EXERCISE —
Exactly retype the lines from the one containing "Convert this chart to matplotlib code." through the one containing "return '\u200a'.join(s)"; both ends count, pictures do not.

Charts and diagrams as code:
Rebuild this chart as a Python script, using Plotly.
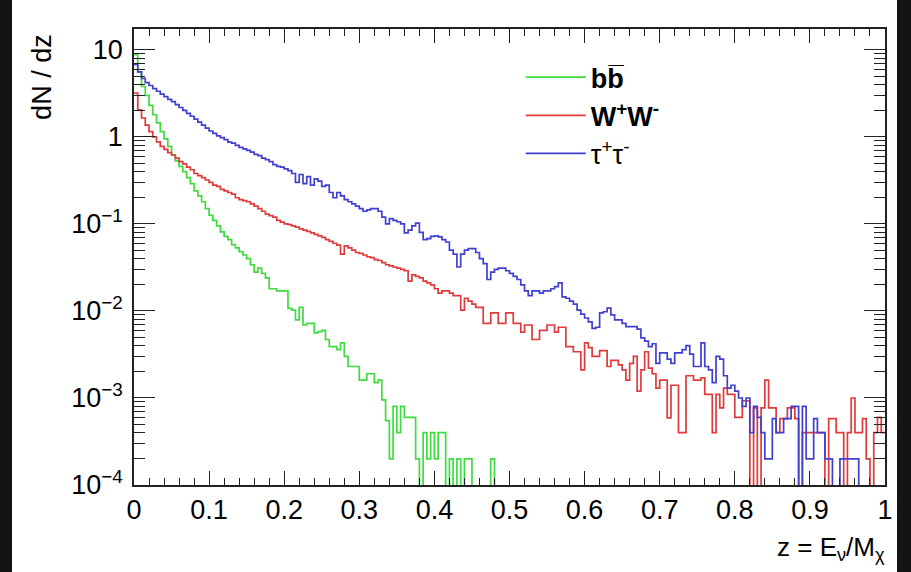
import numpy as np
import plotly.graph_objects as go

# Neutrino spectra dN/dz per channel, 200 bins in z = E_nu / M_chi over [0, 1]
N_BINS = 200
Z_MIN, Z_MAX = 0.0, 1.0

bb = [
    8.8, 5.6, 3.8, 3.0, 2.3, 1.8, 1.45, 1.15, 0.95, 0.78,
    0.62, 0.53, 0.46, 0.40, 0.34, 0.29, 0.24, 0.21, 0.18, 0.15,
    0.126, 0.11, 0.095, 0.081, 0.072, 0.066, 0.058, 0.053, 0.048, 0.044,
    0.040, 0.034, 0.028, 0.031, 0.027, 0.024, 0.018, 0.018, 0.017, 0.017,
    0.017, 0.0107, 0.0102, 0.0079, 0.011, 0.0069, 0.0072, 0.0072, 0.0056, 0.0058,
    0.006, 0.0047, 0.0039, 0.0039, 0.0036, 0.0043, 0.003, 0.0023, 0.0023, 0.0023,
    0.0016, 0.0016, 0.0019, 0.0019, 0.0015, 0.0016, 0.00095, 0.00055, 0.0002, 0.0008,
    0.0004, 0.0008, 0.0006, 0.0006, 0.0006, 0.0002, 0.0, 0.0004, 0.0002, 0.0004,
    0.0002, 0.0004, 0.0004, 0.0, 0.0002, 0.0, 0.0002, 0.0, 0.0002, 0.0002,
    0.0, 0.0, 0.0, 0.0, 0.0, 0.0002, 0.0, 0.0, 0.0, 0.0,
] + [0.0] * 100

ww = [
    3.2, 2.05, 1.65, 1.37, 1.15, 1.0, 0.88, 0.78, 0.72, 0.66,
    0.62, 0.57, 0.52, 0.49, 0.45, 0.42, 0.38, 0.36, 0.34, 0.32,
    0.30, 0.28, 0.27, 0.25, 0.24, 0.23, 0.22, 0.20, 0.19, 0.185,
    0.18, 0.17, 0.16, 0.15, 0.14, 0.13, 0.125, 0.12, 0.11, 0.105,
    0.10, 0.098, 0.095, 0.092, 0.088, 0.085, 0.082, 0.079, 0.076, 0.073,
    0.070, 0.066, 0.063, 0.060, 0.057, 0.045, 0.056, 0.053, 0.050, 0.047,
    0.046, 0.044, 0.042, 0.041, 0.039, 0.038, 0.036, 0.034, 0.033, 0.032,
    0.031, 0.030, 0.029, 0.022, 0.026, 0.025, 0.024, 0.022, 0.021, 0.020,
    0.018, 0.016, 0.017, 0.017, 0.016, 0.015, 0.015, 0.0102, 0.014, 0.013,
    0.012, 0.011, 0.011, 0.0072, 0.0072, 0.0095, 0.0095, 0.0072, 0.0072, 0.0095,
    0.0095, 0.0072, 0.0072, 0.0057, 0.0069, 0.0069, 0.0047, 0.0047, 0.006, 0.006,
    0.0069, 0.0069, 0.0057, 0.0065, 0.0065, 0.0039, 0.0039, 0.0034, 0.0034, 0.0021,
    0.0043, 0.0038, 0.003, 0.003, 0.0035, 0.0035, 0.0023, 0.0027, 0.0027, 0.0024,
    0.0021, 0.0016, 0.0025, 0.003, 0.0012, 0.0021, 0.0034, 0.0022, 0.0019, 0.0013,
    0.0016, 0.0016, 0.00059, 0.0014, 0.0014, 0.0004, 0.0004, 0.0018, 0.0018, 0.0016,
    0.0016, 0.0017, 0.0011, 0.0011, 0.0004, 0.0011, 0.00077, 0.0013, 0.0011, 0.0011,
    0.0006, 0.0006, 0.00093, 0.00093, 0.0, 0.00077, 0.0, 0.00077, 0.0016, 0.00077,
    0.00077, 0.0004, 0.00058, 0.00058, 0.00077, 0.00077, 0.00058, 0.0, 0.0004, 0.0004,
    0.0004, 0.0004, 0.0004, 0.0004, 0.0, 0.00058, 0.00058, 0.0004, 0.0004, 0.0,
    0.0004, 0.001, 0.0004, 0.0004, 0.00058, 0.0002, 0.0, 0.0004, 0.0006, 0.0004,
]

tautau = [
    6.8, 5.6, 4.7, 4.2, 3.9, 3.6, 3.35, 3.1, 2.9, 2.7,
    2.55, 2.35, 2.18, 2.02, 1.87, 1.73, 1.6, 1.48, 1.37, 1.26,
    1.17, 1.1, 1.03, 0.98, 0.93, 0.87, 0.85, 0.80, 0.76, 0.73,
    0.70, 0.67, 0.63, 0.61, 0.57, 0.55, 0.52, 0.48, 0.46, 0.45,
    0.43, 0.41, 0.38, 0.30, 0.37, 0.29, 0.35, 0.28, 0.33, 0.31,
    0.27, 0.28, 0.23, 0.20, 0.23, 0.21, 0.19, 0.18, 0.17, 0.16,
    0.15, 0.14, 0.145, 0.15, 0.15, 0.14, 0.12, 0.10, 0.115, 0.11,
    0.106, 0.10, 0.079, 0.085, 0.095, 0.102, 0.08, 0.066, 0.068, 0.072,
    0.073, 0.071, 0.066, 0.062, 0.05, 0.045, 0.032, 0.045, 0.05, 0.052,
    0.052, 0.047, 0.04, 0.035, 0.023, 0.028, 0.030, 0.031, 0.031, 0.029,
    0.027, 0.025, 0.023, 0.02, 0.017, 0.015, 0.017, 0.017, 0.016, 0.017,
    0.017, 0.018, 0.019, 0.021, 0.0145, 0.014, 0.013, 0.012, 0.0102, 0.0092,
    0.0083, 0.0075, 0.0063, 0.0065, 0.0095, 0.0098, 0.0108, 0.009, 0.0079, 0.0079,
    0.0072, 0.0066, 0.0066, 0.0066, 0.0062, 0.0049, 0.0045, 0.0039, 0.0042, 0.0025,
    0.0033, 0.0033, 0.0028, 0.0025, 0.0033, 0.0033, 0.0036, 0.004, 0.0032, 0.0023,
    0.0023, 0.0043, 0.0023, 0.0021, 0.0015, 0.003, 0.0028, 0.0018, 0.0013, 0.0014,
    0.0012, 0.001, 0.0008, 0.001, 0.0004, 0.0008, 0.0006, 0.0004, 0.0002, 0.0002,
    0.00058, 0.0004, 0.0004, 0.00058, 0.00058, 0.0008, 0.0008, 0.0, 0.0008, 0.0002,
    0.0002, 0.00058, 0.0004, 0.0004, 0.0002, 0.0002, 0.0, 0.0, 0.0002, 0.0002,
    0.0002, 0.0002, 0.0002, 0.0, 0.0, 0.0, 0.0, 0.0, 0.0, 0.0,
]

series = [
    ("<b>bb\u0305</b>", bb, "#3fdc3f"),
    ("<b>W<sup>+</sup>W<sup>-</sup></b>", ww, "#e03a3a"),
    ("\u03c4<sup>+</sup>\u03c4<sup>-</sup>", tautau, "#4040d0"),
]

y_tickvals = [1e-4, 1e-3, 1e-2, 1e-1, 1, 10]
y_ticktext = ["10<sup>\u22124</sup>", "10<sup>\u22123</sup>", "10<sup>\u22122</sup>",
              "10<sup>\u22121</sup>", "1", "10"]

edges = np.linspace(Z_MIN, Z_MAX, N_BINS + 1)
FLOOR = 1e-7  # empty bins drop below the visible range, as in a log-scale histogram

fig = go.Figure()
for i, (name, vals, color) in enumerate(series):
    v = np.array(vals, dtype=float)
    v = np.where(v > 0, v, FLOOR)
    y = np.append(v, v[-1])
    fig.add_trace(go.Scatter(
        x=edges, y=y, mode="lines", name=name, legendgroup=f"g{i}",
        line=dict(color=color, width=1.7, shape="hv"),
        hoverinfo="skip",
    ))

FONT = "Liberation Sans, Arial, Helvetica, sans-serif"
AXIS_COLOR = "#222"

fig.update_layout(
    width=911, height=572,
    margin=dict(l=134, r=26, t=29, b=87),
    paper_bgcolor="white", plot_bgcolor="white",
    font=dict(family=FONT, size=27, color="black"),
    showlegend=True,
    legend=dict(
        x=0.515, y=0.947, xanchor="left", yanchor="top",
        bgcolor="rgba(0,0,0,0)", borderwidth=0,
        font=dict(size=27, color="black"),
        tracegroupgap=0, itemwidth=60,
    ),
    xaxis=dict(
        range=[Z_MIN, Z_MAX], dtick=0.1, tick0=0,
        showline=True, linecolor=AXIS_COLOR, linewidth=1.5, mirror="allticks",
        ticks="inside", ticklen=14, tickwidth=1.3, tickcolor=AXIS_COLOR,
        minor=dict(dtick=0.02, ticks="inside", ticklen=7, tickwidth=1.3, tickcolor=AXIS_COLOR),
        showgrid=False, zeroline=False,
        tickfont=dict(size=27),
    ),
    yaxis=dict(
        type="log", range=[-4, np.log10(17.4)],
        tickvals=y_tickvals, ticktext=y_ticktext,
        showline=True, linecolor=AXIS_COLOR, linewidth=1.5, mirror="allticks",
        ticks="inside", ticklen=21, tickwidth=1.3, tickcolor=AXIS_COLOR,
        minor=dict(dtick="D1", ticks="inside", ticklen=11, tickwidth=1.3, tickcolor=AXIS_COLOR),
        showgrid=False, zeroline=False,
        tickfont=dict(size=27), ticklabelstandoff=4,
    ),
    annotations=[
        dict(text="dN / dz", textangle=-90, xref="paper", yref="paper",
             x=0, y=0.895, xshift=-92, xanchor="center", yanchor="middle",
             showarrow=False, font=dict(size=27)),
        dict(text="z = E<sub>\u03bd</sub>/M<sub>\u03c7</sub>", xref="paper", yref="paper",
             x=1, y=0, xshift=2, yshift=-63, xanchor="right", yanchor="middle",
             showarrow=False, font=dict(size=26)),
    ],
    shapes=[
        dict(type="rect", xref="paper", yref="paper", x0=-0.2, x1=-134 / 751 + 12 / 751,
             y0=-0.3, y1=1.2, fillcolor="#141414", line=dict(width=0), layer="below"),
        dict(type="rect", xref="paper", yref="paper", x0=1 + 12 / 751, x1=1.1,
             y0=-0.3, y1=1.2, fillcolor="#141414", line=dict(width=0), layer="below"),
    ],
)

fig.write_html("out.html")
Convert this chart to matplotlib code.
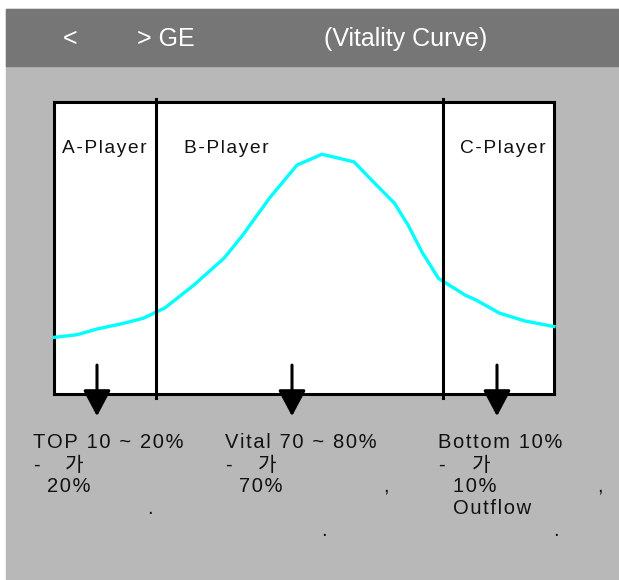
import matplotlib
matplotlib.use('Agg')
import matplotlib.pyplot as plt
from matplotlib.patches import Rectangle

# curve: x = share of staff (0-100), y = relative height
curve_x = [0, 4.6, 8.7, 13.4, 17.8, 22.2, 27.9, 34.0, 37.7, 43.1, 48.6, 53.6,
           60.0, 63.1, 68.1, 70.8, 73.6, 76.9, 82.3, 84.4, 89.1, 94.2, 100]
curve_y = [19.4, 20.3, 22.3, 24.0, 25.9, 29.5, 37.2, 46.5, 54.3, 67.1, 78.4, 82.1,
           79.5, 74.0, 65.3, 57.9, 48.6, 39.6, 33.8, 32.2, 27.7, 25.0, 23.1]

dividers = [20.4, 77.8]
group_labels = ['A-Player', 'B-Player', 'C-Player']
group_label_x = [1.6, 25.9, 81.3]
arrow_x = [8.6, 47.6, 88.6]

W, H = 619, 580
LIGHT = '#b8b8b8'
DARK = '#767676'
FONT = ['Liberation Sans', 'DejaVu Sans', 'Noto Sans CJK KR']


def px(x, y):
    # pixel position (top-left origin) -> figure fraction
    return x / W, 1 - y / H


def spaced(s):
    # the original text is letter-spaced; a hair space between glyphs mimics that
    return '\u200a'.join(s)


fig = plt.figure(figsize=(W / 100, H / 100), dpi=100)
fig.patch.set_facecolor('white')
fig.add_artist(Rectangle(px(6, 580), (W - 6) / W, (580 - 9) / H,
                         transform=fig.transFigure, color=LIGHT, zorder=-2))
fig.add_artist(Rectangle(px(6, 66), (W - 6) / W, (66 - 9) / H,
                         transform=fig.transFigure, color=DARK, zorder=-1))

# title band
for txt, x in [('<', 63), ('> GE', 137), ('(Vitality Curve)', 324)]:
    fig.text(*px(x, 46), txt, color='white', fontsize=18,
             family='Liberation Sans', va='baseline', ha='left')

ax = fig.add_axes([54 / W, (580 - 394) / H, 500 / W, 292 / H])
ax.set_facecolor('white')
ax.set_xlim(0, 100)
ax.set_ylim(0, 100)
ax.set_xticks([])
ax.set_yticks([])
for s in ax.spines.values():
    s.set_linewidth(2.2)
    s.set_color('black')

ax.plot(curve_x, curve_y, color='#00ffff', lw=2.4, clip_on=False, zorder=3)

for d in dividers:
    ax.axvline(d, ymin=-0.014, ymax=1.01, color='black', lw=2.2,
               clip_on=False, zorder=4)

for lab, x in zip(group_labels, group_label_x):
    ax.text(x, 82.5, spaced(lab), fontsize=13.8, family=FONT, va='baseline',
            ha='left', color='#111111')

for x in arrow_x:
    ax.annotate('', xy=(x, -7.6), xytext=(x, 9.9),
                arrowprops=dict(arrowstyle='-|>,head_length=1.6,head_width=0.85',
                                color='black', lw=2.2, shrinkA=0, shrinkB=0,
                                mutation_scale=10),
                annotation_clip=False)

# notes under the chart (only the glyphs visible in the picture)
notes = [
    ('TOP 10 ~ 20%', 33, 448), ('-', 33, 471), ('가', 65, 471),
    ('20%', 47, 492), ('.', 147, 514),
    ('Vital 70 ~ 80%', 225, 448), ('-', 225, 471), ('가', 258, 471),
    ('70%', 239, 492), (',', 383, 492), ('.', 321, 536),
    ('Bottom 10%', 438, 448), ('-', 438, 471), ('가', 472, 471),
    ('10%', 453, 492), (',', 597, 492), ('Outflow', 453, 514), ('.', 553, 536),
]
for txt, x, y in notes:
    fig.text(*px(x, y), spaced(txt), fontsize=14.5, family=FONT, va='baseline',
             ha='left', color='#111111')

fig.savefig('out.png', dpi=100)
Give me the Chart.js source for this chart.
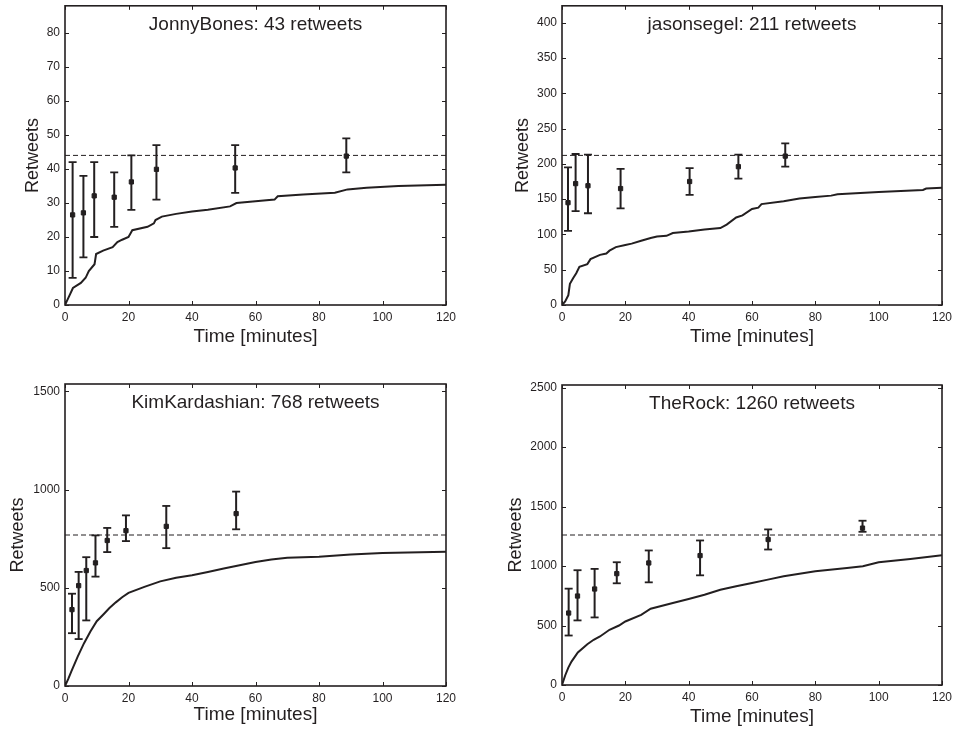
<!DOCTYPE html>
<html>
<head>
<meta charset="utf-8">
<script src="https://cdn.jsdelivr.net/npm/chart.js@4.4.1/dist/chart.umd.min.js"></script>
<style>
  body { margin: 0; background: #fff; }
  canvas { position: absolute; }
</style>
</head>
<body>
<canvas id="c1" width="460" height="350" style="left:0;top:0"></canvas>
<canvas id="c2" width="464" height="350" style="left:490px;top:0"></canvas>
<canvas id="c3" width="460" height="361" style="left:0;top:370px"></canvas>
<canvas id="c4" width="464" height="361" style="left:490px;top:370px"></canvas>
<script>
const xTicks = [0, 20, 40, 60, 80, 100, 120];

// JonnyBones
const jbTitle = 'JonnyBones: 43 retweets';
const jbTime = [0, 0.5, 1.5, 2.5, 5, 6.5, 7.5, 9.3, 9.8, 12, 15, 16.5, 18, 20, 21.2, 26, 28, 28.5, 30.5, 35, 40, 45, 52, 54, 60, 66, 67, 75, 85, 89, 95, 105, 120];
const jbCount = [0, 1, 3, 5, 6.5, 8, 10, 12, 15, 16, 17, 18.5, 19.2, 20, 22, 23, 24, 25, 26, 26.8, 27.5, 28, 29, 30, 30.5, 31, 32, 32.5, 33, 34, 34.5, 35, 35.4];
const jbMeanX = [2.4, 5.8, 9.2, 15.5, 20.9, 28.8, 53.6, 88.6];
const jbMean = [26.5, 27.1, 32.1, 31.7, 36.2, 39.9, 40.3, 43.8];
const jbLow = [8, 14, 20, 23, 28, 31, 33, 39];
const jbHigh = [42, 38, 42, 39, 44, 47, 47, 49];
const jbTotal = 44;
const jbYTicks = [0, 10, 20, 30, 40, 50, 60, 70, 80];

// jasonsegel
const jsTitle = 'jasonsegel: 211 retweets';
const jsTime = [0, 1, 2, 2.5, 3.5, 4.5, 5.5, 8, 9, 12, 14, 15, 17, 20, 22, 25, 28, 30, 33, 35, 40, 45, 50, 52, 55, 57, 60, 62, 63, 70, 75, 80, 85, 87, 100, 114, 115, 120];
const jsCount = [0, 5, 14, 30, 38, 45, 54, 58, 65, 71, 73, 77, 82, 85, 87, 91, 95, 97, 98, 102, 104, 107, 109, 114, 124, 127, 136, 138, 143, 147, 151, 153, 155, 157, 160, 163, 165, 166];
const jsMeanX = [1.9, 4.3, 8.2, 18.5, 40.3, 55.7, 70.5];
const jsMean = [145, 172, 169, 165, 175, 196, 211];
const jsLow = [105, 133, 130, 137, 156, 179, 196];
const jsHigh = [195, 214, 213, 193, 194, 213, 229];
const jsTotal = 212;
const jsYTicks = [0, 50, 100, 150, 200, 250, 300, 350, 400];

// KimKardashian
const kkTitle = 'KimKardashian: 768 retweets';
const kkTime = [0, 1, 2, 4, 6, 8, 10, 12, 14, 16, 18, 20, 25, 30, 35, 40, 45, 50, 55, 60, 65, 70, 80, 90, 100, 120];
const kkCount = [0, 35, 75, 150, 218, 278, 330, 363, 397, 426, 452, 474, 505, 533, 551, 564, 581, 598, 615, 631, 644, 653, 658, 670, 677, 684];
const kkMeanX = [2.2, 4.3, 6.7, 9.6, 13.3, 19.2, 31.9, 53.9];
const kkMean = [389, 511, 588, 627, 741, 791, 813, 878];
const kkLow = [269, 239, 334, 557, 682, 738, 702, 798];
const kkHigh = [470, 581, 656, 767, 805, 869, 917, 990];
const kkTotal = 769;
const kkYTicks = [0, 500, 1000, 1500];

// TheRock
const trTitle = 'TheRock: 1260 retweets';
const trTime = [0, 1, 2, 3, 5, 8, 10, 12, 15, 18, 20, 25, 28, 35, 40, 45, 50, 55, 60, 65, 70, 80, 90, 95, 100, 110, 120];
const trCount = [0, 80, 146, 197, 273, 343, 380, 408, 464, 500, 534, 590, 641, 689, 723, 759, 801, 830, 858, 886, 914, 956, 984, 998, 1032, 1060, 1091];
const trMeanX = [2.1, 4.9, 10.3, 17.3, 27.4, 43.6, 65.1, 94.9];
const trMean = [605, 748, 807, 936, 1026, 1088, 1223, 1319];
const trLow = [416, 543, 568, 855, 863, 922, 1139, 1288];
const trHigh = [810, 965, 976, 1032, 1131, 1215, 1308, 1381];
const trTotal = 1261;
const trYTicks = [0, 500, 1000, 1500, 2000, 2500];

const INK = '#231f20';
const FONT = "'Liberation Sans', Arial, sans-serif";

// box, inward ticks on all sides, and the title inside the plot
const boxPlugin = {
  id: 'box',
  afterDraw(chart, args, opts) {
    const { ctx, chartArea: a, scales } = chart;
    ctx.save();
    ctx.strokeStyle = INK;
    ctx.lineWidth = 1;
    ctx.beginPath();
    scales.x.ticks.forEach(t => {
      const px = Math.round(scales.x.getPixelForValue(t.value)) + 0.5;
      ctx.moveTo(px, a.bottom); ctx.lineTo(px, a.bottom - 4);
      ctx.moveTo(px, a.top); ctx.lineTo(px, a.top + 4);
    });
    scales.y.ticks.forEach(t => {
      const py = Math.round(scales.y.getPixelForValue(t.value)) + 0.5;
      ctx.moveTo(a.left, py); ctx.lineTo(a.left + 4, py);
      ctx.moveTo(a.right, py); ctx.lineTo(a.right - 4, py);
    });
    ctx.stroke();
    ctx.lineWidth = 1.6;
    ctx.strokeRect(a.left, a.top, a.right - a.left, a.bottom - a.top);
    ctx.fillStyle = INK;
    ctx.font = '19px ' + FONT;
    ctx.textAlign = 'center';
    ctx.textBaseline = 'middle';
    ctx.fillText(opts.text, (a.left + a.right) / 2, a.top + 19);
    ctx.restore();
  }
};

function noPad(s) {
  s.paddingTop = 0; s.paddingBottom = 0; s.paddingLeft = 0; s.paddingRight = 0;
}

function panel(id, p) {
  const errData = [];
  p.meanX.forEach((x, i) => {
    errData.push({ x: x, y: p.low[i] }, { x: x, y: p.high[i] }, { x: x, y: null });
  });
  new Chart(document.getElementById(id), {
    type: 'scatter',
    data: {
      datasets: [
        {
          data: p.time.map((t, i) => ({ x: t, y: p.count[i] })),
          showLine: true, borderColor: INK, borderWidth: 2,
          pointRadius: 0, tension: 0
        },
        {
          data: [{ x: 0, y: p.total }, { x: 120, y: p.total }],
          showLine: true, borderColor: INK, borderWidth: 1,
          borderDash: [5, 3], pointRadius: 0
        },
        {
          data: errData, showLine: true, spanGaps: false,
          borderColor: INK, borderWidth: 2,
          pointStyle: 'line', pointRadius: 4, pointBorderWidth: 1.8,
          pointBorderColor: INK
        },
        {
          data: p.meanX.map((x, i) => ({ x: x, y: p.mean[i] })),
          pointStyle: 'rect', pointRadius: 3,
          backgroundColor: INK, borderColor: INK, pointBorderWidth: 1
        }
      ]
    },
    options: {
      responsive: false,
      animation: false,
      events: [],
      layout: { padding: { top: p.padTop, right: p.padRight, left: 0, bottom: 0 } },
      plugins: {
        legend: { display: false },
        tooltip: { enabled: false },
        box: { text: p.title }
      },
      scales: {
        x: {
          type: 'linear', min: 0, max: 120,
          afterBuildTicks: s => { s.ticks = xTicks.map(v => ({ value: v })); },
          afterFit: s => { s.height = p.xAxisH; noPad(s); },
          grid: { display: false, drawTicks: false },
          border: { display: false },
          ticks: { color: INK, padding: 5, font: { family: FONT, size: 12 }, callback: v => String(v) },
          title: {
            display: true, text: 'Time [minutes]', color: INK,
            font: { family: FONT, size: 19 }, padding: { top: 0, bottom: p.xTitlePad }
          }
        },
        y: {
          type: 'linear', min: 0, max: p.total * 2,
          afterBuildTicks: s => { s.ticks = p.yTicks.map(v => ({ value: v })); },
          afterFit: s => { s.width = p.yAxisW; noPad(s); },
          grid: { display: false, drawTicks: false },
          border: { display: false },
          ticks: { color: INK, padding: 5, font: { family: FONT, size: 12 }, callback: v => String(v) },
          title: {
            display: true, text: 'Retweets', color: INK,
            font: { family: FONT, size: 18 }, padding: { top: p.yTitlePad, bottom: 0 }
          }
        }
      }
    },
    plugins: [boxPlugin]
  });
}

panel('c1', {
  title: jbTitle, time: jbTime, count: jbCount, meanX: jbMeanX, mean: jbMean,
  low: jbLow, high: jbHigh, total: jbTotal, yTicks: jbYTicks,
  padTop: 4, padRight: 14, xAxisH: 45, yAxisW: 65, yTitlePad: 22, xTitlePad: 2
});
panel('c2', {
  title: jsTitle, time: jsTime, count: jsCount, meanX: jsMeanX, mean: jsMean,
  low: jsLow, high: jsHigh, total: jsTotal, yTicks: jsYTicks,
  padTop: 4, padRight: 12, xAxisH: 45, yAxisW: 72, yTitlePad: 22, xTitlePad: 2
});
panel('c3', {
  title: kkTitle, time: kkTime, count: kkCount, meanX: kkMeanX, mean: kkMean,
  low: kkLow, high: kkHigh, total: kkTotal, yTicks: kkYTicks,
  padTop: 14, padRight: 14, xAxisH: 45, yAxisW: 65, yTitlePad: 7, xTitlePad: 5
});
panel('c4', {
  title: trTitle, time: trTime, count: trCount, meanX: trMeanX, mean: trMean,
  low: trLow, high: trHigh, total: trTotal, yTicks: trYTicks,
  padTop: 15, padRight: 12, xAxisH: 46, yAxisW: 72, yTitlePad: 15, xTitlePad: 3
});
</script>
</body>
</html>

CORRECT RESPONSE —
Convert this chart to matplotlib code.
import matplotlib
matplotlib.use('Agg')
import matplotlib.pyplot as plt
from matplotlib.patches import Rectangle

# curve: x = share of staff (0-100), y = relative height
curve_x = [0, 4.6, 8.7, 13.4, 17.8, 22.2, 27.9, 34.0, 37.7, 43.1, 48.6, 53.6,
           60.0, 63.1, 68.1, 70.8, 73.6, 76.9, 82.3, 84.4, 89.1, 94.2, 100]
curve_y = [19.4, 20.3, 22.3, 24.0, 25.9, 29.5, 37.2, 46.5, 54.3, 67.1, 78.4, 82.1,
           79.5, 74.0, 65.3, 57.9, 48.6, 39.6, 33.8, 32.2, 27.7, 25.0, 23.1]

dividers = [20.4, 77.8]
group_labels = ['A-Player', 'B-Player', 'C-Player']
group_label_x = [1.6, 25.9, 81.3]
arrow_x = [8.6, 47.6, 88.6]

W, H = 619, 580
LIGHT = '#b8b8b8'
DARK = '#767676'
FONT = ['Liberation Sans', 'DejaVu Sans', 'Noto Sans CJK KR']


def px(x, y):
    # pixel position (top-left origin) -> figure fraction
    return x / W, 1 - y / H


def spaced(s):
    # the original text is letter-spaced; a hair space between glyphs mimics that
    return '\u200a'.join(s)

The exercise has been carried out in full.